O ilustre professor a quem nos vimos referindo, no estudo atrás nomeado, falando do burgo dos bispos, admite a hipótese de o núcleo originário do Porto actual se ter deslocado do alto da Pena Ventosa para o Portucale da Ribeira, passagem esta que nos sugere a ideia dum fenómeno inverso, apenas aqui esboçado como suposição admissível a justificar a denominação da cidade.

O lugar da Ribeira, foz do Rio da Vila, devia, desde tempos remotíssimos, coevos da fundação de Cale, ser o portus por onde se operava o tráfico fluvial desse povoado primitivo, e de aí Portus de Cale ou Portus Cale. Desaparecida a povoação riscada do mapa, como hoje se diria, subsistiu o Portus; porém o nome daquela que o sacrifício havia aureolado, estendeu-se ao território da Gallaecia, território que, a breve trecho, viria a constituir o Condado Portucalense. Portanto, o que Moninho e sua gente veio encontrar, não foi já o Portus Cale, o Portucale castrum ou cividade que o Almansor arrasara; mas simplesmente o Portus de sempre; e, subindo a escarpa que lhe ficava a cavaleiro, lá no alto daquela penha batida dos ventos, arvoraria a flâmula da Cruz, anunciando aos povos vizinhos a fundação da nova Civitas Virginis, que o vulgo, para melhor a localizar corográfica e geograficamente, passara a denominar simplesmente Porto.

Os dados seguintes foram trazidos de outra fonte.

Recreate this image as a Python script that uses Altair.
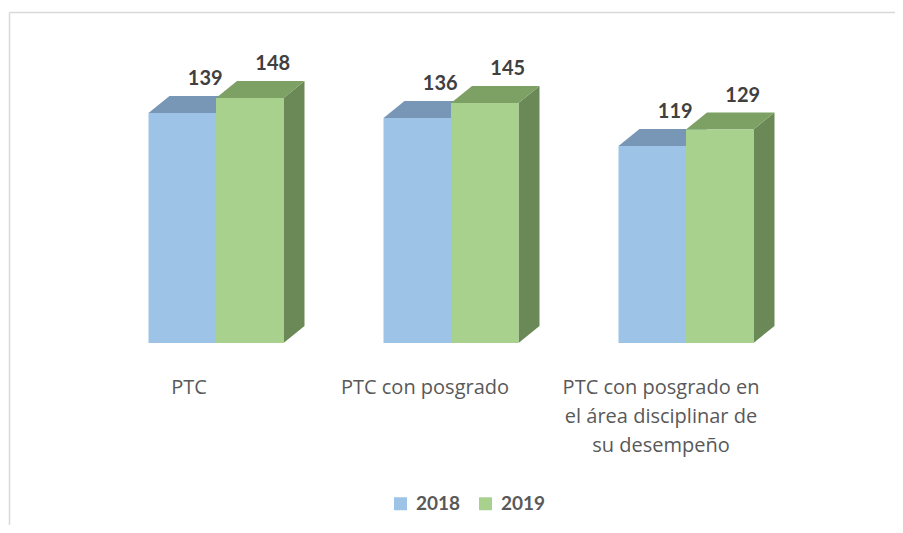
import altair as alt
import pandas as pd

# ---- data ----
categories = ["PTC", "PTC con posgrado",
              "PTC con posgrado en el área disciplinar de su desempeño"]
category_labels = ["PTC", "PTC con posgrado",
                   "PTC con posgrado en\nel área disciplinar de\nsu desempeño"]
series = ["2018", "2019"]
values_2018 = [139, 136, 119]
values_2019 = [148, 145, 129]

# ---- styles / layout ----
front_colors = ["#9DC3E6", "#A9D18E"]
top_colors = ["#7896B6", "#7DA065"]
side_colors = ["#6E8FB0", "#6A8956"]

W, H = 887, 517
PX_PER_CAT = 235.0       # pixels between category centres
PX_PER_VAL = 1.655       # pixels per unit of value
X0_PX = 208.0            # pixel position of first category centre
Y0_PX = 335.0            # pixel position of the baseline
BAR_W = 67.5 / PX_PER_CAT
DX = 21.0 / PX_PER_CAT   # 3D depth, horizontal
DY = 17.0 / PX_PER_VAL   # 3D depth, vertical
LABEL_SPACING = 236.0 / PX_PER_CAT
LABEL_SHIFT = -27.0 / PX_PER_CAT
VALUE_LABEL_SHIFT = 23.0 / PX_PER_CAT

x_domain = [-X0_PX / PX_PER_CAT, (W - X0_PX) / PX_PER_CAT]
y_domain = [-(H - Y0_PX) / PX_PER_VAL, Y0_PX / PX_PER_VAL]

front_rows, face_rows, label_rows = [], [], []
for i, cat in enumerate(categories):
    for s, (name, vals) in enumerate(zip(series, [values_2018, values_2019])):
        v = vals[i]
        xl = i + (s - 1) * BAR_W
        xr = xl + BAR_W
        front_rows.append(dict(cat=cat, series=name, fx=xl, fx2=xr, fy=0, fy2=v,
                               lx=(xl + xr) / 2 + VALUE_LABEL_SHIFT, v=v))
        # side face (drawn first)
        for (px, a, b) in [(xr, 0, v), (xr + DX, DY, v + DY)]:
            face_rows.append(dict(gid=f"a{i}{s}", ax=px, ay=a, ay2=b,
                                  col=side_colors[s]))
        # top face
        for (px, a, b) in [(xl, v, v), (xl + DX, v, v + DY),
                           (xr, v, v + DY), (xr + DX, v + DY, v + DY)]:
            face_rows.append(dict(gid=f"b{i}{s}", ax=px, ay=a, ay2=b,
                                  col=top_colors[s]))
    label_rows.append(dict(cat=category_labels[i], tx=i * LABEL_SPACING + LABEL_SHIFT))

front_df = pd.DataFrame(front_rows)
face_df = pd.DataFrame(face_rows)
label_df = pd.DataFrame(label_rows)

xs = alt.Scale(domain=x_domain, nice=False, zero=False)
ys = alt.Scale(domain=y_domain, nice=False, zero=False)

faces = alt.Chart(face_df).mark_area(interpolate="linear", opacity=1).encode(
    x=alt.X("ax:Q", scale=xs, axis=None),
    y=alt.Y("ay:Q", scale=ys, axis=None),
    y2="ay2:Q",
    color=alt.Color("col:N", scale=None),
    detail="gid:N",
)

front = alt.Chart(front_df).mark_rect().encode(
    x=alt.X("fx:Q", scale=xs, axis=None),
    x2="fx2:Q",
    y=alt.Y("fy:Q", scale=ys, axis=None),
    y2="fy2:Q",
    color=alt.Color("series:N", scale=alt.Scale(domain=series, range=front_colors),
                    legend=alt.Legend(title=None)),
)

value_text = alt.Chart(front_df).mark_text(
    font="Lato", fontSize=20, fontWeight="bold", color="#404040",
    baseline="middle", dy=-34
).encode(
    x=alt.X("lx:Q", scale=xs, axis=None),
    y=alt.Y("v:Q", scale=ys, axis=None),
    text="v:Q",
)

cat_text = alt.Chart(label_df).mark_text(
    font="Open Sans", fontSize=20, color="#595959", baseline="alphabetic",
    align="center", lineBreak="\n", lineHeight=29
).encode(
    x=alt.X("tx:Q", scale=xs, axis=None),
    y=alt.value(386),
    text="cat:N",
)

frame_df = pd.DataFrame({"a": [0]})
frame_left = alt.Chart(frame_df).mark_rule(color="#D9D9D9", strokeWidth=1.5).encode(
    x=alt.value(1.5), y=alt.value(4.5), y2=alt.value(H)
)
frame_top = alt.Chart(frame_df).mark_rule(color="#D9D9D9", strokeWidth=1.5).encode(
    x=alt.value(1.5), x2=alt.value(W), y=alt.value(4.5)
)

chart = alt.layer(frame_left, frame_top, faces, front, value_text, cat_text).properties(
    width=W, height=H, autosize=alt.AutoSizeParams(type="none"), padding=0,
    background="white"
).resolve_scale(color="independent").configure_view(stroke=None).configure_legend(
    orient="none", legendX=383, legendY=486, direction="horizontal",
    symbolType="square", symbolSize=169, symbolStrokeWidth=0, symbolOpacity=1,
    labelFont="Lato", labelFontSize=19, labelFontWeight="bold", labelColor="#595959",
    columnPadding=15, labelOffset=6, padding=0
)

chart.save("out.html", embed_options={"renderer": "svg", "actions": False})
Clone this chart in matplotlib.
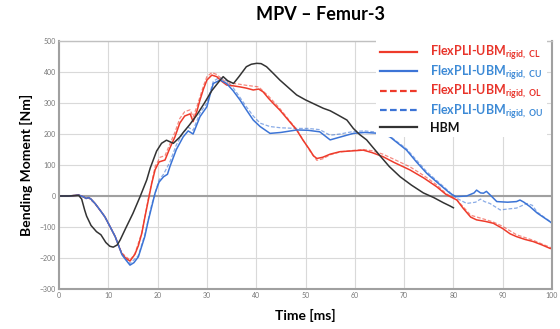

De presumir é que os cavaleiros cristãos construíssem a primeira cinta de muralhas, das quais ainda há cerca de dois decénios se viam a descoberto interessantes vestígios. Partia essa linha de defesa da entrada principal o Arco ou Porta de Vandoma, acompanhava o recorte do talude natural voltado ao Norte até à Porta de S. Sebastião. De aí, contornando pelo exterior as casas da rua do mesmo nome e da rua da Pena Ventosa, ia até à Porta de Sant'Ana, onde, formando quase ângulo recto, passava sobranceira às traseiras das casas da rua dos Mercadores. Depois, junto ao Seminário e ex-paço episcopal, fazendo ângulo e cubelo, ia até ao Postigo das Mentiras (hoje Escadas das Verdades), de onde, entre a actual rua da Catedral e a extinta Viela dos Cónegos, tinha o seu término na Porta de Vandoma.